• [Exercise task]
Return all of the data exactly as written, without the pictures.

==== Information shown

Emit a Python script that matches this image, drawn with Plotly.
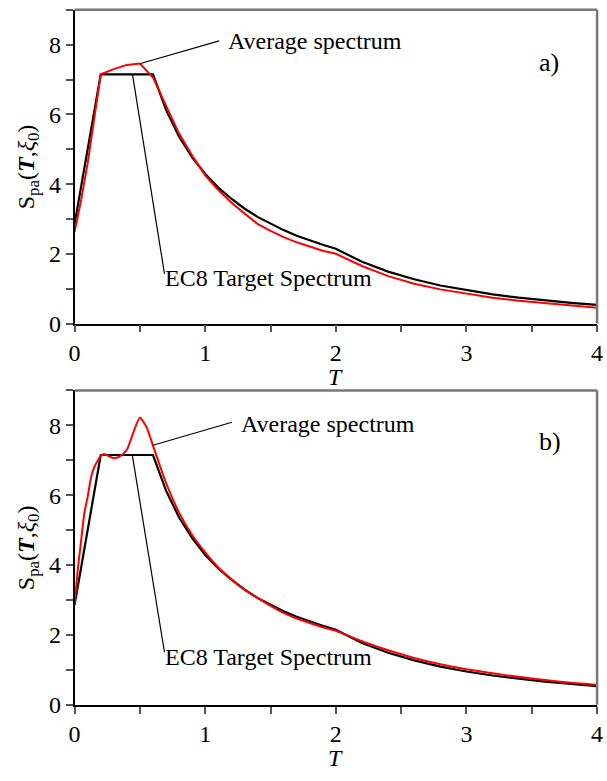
import plotly.graph_objects as go

# EC8 elastic target spectrum (shared by both panels)
T_ec8 = [0.0, 0.2, 0.6, 0.7, 0.8, 0.9, 1.0, 1.1, 1.2, 1.3, 1.4, 1.5, 1.6, 1.7,
         1.8, 1.9, 2.0, 2.2, 2.4, 2.6, 2.8, 3.0, 3.2, 3.4, 3.6, 3.8, 4.0]
S_ec8 = [2.86, 7.15, 7.15, 6.13, 5.36, 4.77, 4.29, 3.90, 3.58, 3.30, 3.06, 2.86, 2.68, 2.52,
         2.38, 2.26, 2.145, 1.77, 1.49, 1.27, 1.09, 0.953, 0.838, 0.742, 0.662, 0.594, 0.536]

# Average spectrum, panel a)
T_avg_a = [0.0, 0.05, 0.1, 0.2, 0.3, 0.4, 0.5, 0.6, 0.7, 0.8, 0.9, 1.0, 1.1, 1.2, 1.3,
           1.4, 1.5, 1.6, 1.7, 1.8, 1.9, 2.0, 2.2, 2.4, 2.6, 2.8, 3.0, 3.2, 3.4, 3.6, 3.8, 4.0]
S_avg_a = [2.63, 3.55, 4.6, 7.15, 7.3, 7.42, 7.46, 7.06, 6.25, 5.45, 4.82, 4.25, 3.83, 3.47, 3.16,
           2.86, 2.66, 2.48, 2.33, 2.2, 2.09, 2.0, 1.65, 1.36, 1.14, 0.98, 0.85, 0.74, 0.655, 0.58, 0.51, 0.45]

# Average spectrum, panel b)
T_avg_b = [0.0, 0.025, 0.05, 0.075, 0.1, 0.125, 0.15, 0.2, 0.225, 0.25, 0.3, 0.35, 0.4, 0.45,
           0.5, 0.55, 0.6, 0.7, 0.8, 0.9, 1.0, 1.1, 1.2, 1.3, 1.4, 1.5, 1.6, 1.7, 1.8, 1.9,
           2.0, 2.2, 2.4, 2.6, 2.8, 3.0, 3.2, 3.4, 3.6, 3.8, 4.0]
S_avg_b = [2.9, 3.9, 4.7, 5.5, 5.95, 6.5, 6.8, 7.12, 7.18, 7.14, 7.06, 7.12, 7.3, 7.8,
           8.22, 7.95, 7.42, 6.35, 5.5, 4.86, 4.36, 3.93, 3.6, 3.3, 3.06, 2.83, 2.63, 2.47, 2.34, 2.22,
           2.12, 1.82, 1.56, 1.34, 1.16, 1.02, 0.9, 0.8, 0.71, 0.63, 0.57]

x_ticks = [0, 1, 2, 3, 4]
y_ticks = [0, 2, 4, 6, 8]

FONT = "Liberation Serif"
W, H = 607, 781

fig = go.Figure()

panels = [
    ("x", "y", T_avg_a, S_avg_a, "linear"),
    ("x2", "y2", T_avg_b, S_avg_b, "spline"),
]
for xr, yr, tx, sy, shape in panels:
    fig.add_trace(go.Scatter(x=T_ec8, y=S_ec8, mode="lines", xaxis=xr, yaxis=yr,
                             line=dict(color="black", width=2.2), showlegend=False))
    fig.add_trace(go.Scatter(x=tx, y=sy, mode="lines", xaxis=xr, yaxis=yr,
                             line=dict(color="#ff0000", width=2, shape=shape, smoothing=0.6),
                             showlegend=False))

# pixel layout of the two panels
x0_px, x1_px = 70, 603
panel_px = [(10, 329), (397, 716.7)]

def xdom():
    return [x0_px / W, x1_px / W]

def ydom(top, bot):
    return [1 - bot / H, 1 - top / H]

axis_common = dict(
    showline=True, linecolor="black", linewidth=1.5,
    ticks="outside", ticklen=7, tickwidth=1.5, tickcolor="#555",
    showgrid=False, zeroline=False,
    tickfont=dict(family=FONT, size=24, color="black"),
    ticklabeloverflow="allow",
)

for i, (top, bot) in enumerate(panel_px):
    sfx = "" if i == 0 else "2"
    fig.update_layout(**{
        "xaxis" + sfx: dict(axis_common, domain=xdom(), range=[0, 4],
                            tickvals=x_ticks, anchor="y" + sfx,
                            minor=dict(dtick=0.5, ticks="outside", ticklen=7,
                                       tickwidth=1.5, tickcolor="#555")),
        "yaxis" + sfx: dict(axis_common, domain=ydom(top, bot), range=[0, 9],
                            tickvals=y_ticks, anchor="x" + sfx,
                            minor=dict(dtick=1, ticks="outside", ticklen=7,
                                       tickwidth=1.5, tickcolor="#555")),
    })
    # grey top and right frame edges
    xd = "x" + sfx + " domain"
    yd = "y" + sfx + " domain"
    fig.add_shape(type="line", xref=xd, yref=yd, x0=0, x1=1, y0=1, y1=1,
                  line=dict(color="#777", width=2.5))
    fig.add_shape(type="line", xref=xd, yref=yd, x0=1, x1=1, y0=0, y1=1,
                  line=dict(color="#777", width=2.5))

annotations = []

def label(xr, yr, x, y, text, size=24, anchor="left"):
    annotations.append(dict(xref=xr, yref=yr, x=x, y=y, text=text, showarrow=False,
                            xanchor=anchor, yanchor="middle",
                            font=dict(family=FONT, size=size, color="black")))

def leader(xr, yr, x, y, ax, ay):
    annotations.append(dict(xref=xr, yref=yr, x=x, y=y, ax=ax, ay=ay,
                            axref=xr, ayref=yr, text="", showarrow=True,
                            arrowhead=0, arrowwidth=1.2, arrowcolor="black"))

# panel a)
leader("x", "y", 0.505, 7.46, 1.118, 8.12)
label("x", "y", 1.16, 8.1, "Average spectrum")
leader("x", "y", 0.443, 7.15, 0.69, 1.38)
label("x", "y", 0.68, 1.3, "EC8 Target Spectrum")
label("x", "y", 3.54, 7.5, "a)", size=26)

# panel b)
leader("x2", "y2", 0.6, 7.43, 1.216, 8.1)
label("x2", "y2", 1.255, 8.05, "Average spectrum")
leader("x2", "y2", 0.443, 7.12, 0.69, 1.46)
label("x2", "y2", 0.68, 1.37, "EC8 Target Spectrum")
label("x2", "y2", 3.54, 7.55, "b)", size=26)

ytitle = "S<sub>pa</sub>(<b><i>T</i></b>,<i>ξ</i><sub>0</sub>)"
for top, bot in panel_px:
    cy = 1 - ((top + bot) / 2) / H
    annotations.append(dict(xref="paper", yref="paper", x=22 / W, y=cy, text=ytitle,
                            textangle=-90, showarrow=False, xanchor="center",
                            yanchor="middle",
                            font=dict(family=FONT, size=24, color="black")))
    annotations.append(dict(xref="paper", yref="paper", x=(x0_px + x1_px) / 2 / W,
                            y=1 - (bot + 39) / H, text="<i>T</i>", showarrow=False,
                            xanchor="center", yanchor="top",
                            font=dict(family=FONT, size=24, color="black")))

fig.update_layout(
    width=W, height=H,
    margin=dict(l=0, r=0, t=0, b=0),
    paper_bgcolor="white", plot_bgcolor="white",
    annotations=annotations,
    showlegend=False,
)

fig.write_html("out.html")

========

• [Answer to the problem]
Emit a Python script that matches this image, drawn with Plotly.
import plotly.graph_objects as go

# EC8 elastic target spectrum (shared by both panels)
T_ec8 = [0.0, 0.2, 0.6, 0.7, 0.8, 0.9, 1.0, 1.1, 1.2, 1.3, 1.4, 1.5, 1.6, 1.7,
         1.8, 1.9, 2.0, 2.2, 2.4, 2.6, 2.8, 3.0, 3.2, 3.4, 3.6, 3.8, 4.0]
S_ec8 = [2.86, 7.15, 7.15, 6.13, 5.36, 4.77, 4.29, 3.90, 3.58, 3.30, 3.06, 2.86, 2.68, 2.52,
         2.38, 2.26, 2.145, 1.77, 1.49, 1.27, 1.09, 0.953, 0.838, 0.742, 0.662, 0.594, 0.536]

# Average spectrum, panel a)
T_avg_a = [0.0, 0.05, 0.1, 0.2, 0.3, 0.4, 0.5, 0.6, 0.7, 0.8, 0.9, 1.0, 1.1, 1.2, 1.3,
           1.4, 1.5, 1.6, 1.7, 1.8, 1.9, 2.0, 2.2, 2.4, 2.6, 2.8, 3.0, 3.2, 3.4, 3.6, 3.8, 4.0]
S_avg_a = [2.63, 3.55, 4.6, 7.15, 7.3, 7.42, 7.46, 7.06, 6.25, 5.45, 4.82, 4.25, 3.83, 3.47, 3.16,
           2.86, 2.66, 2.48, 2.33, 2.2, 2.09, 2.0, 1.65, 1.36, 1.14, 0.98, 0.85, 0.74, 0.655, 0.58, 0.51, 0.45]

# Average spectrum, panel b)
T_avg_b = [0.0, 0.025, 0.05, 0.075, 0.1, 0.125, 0.15, 0.2, 0.225, 0.25, 0.3, 0.35, 0.4, 0.45,
           0.5, 0.55, 0.6, 0.7, 0.8, 0.9, 1.0, 1.1, 1.2, 1.3, 1.4, 1.5, 1.6, 1.7, 1.8, 1.9,
           2.0, 2.2, 2.4, 2.6, 2.8, 3.0, 3.2, 3.4, 3.6, 3.8, 4.0]
S_avg_b = [2.9, 3.9, 4.7, 5.5, 5.95, 6.5, 6.8, 7.12, 7.18, 7.14, 7.06, 7.12, 7.3, 7.8,
           8.22, 7.95, 7.42, 6.35, 5.5, 4.86, 4.36, 3.93, 3.6, 3.3, 3.06, 2.83, 2.63, 2.47, 2.34, 2.22,
           2.12, 1.82, 1.56, 1.34, 1.16, 1.02, 0.9, 0.8, 0.71, 0.63, 0.57]

x_ticks = [0, 1, 2, 3, 4]
y_ticks = [0, 2, 4, 6, 8]

FONT = "Liberation Serif"
W, H = 607, 781

fig = go.Figure()

panels = [
    ("x", "y", T_avg_a, S_avg_a, "linear"),
    ("x2", "y2", T_avg_b, S_avg_b, "spline"),
]
for xr, yr, tx, sy, shape in panels:
    fig.add_trace(go.Scatter(x=T_ec8, y=S_ec8, mode="lines", xaxis=xr, yaxis=yr,
                             line=dict(color="black", width=2.2), showlegend=False))
    fig.add_trace(go.Scatter(x=tx, y=sy, mode="lines", xaxis=xr, yaxis=yr,
                             line=dict(color="#ff0000", width=2, shape=shape, smoothing=0.6),
                             showlegend=False))

# pixel layout of the two panels
x0_px, x1_px = 70, 603
panel_px = [(10, 329), (397, 716.7)]

def xdom():
    return [x0_px / W, x1_px / W]

def ydom(top, bot):
    return [1 - bot / H, 1 - top / H]

axis_common = dict(
    showline=True, linecolor="black", linewidth=1.5,
    ticks="outside", ticklen=7, tickwidth=1.5, tickcolor="#555",
    showgrid=False, zeroline=False,
    tickfont=dict(family=FONT, size=24, color="black"),
    ticklabeloverflow="allow",
)

for i, (top, bot) in enumerate(panel_px):
    sfx = "" if i == 0 else "2"
    fig.update_layout(**{
        "xaxis" + sfx: dict(axis_common, domain=xdom(), range=[0, 4],
                            tickvals=x_ticks, anchor="y" + sfx,
                            minor=dict(dtick=0.5, ticks="outside", ticklen=7,
                                       tickwidth=1.5, tickcolor="#555")),
        "yaxis" + sfx: dict(axis_common, domain=ydom(top, bot), range=[0, 9],
                            tickvals=y_ticks, anchor="x" + sfx,
                            minor=dict(dtick=1, ticks="outside", ticklen=7,
                                       tickwidth=1.5, tickcolor="#555")),
    })
    # grey top and right frame edges
    xd = "x" + sfx + " domain"
    yd = "y" + sfx + " domain"
    fig.add_shape(type="line", xref=xd, yref=yd, x0=0, x1=1, y0=1, y1=1,
                  line=dict(color="#777", width=2.5))
    fig.add_shape(type="line", xref=xd, yref=yd, x0=1, x1=1, y0=0, y1=1,
                  line=dict(color="#777", width=2.5))

annotations = []

def label(xr, yr, x, y, text, size=24, anchor="left"):
    annotations.append(dict(xref=xr, yref=yr, x=x, y=y, text=text, showarrow=False,
                            xanchor=anchor, yanchor="middle",
                            font=dict(family=FONT, size=size, color="black")))

def leader(xr, yr, x, y, ax, ay):
    annotations.append(dict(xref=xr, yref=yr, x=x, y=y, ax=ax, ay=ay,
                            axref=xr, ayref=yr, text="", showarrow=True,
                            arrowhead=0, arrowwidth=1.2, arrowcolor="black"))

# panel a)
leader("x", "y", 0.505, 7.46, 1.118, 8.12)
label("x", "y", 1.16, 8.1, "Average spectrum")
leader("x", "y", 0.443, 7.15, 0.69, 1.38)
label("x", "y", 0.68, 1.3, "EC8 Target Spectrum")
label("x", "y", 3.54, 7.5, "a)", size=26)

# panel b)
leader("x2", "y2", 0.6, 7.43, 1.216, 8.1)
label("x2", "y2", 1.255, 8.05, "Average spectrum")
leader("x2", "y2", 0.443, 7.12, 0.69, 1.46)
label("x2", "y2", 0.68, 1.37, "EC8 Target Spectrum")
label("x2", "y2", 3.54, 7.55, "b)", size=26)

ytitle = "S<sub>pa</sub>(<b><i>T</i></b>,<i>ξ</i><sub>0</sub>)"
for top, bot in panel_px:
    cy = 1 - ((top + bot) / 2) / H
    annotations.append(dict(xref="paper", yref="paper", x=22 / W, y=cy, text=ytitle,
                            textangle=-90, showarrow=False, xanchor="center",
                            yanchor="middle",
                            font=dict(family=FONT, size=24, color="black")))
    annotations.append(dict(xref="paper", yref="paper", x=(x0_px + x1_px) / 2 / W,
                            y=1 - (bot + 39) / H, text="<i>T</i>", showarrow=False,
                            xanchor="center", yanchor="top",
                            font=dict(family=FONT, size=24, color="black")))

fig.update_layout(
    width=W, height=H,
    margin=dict(l=0, r=0, t=0, b=0),
    paper_bgcolor="white", plot_bgcolor="white",
    annotations=annotations,
    showlegend=False,
)

fig.write_html("out.html")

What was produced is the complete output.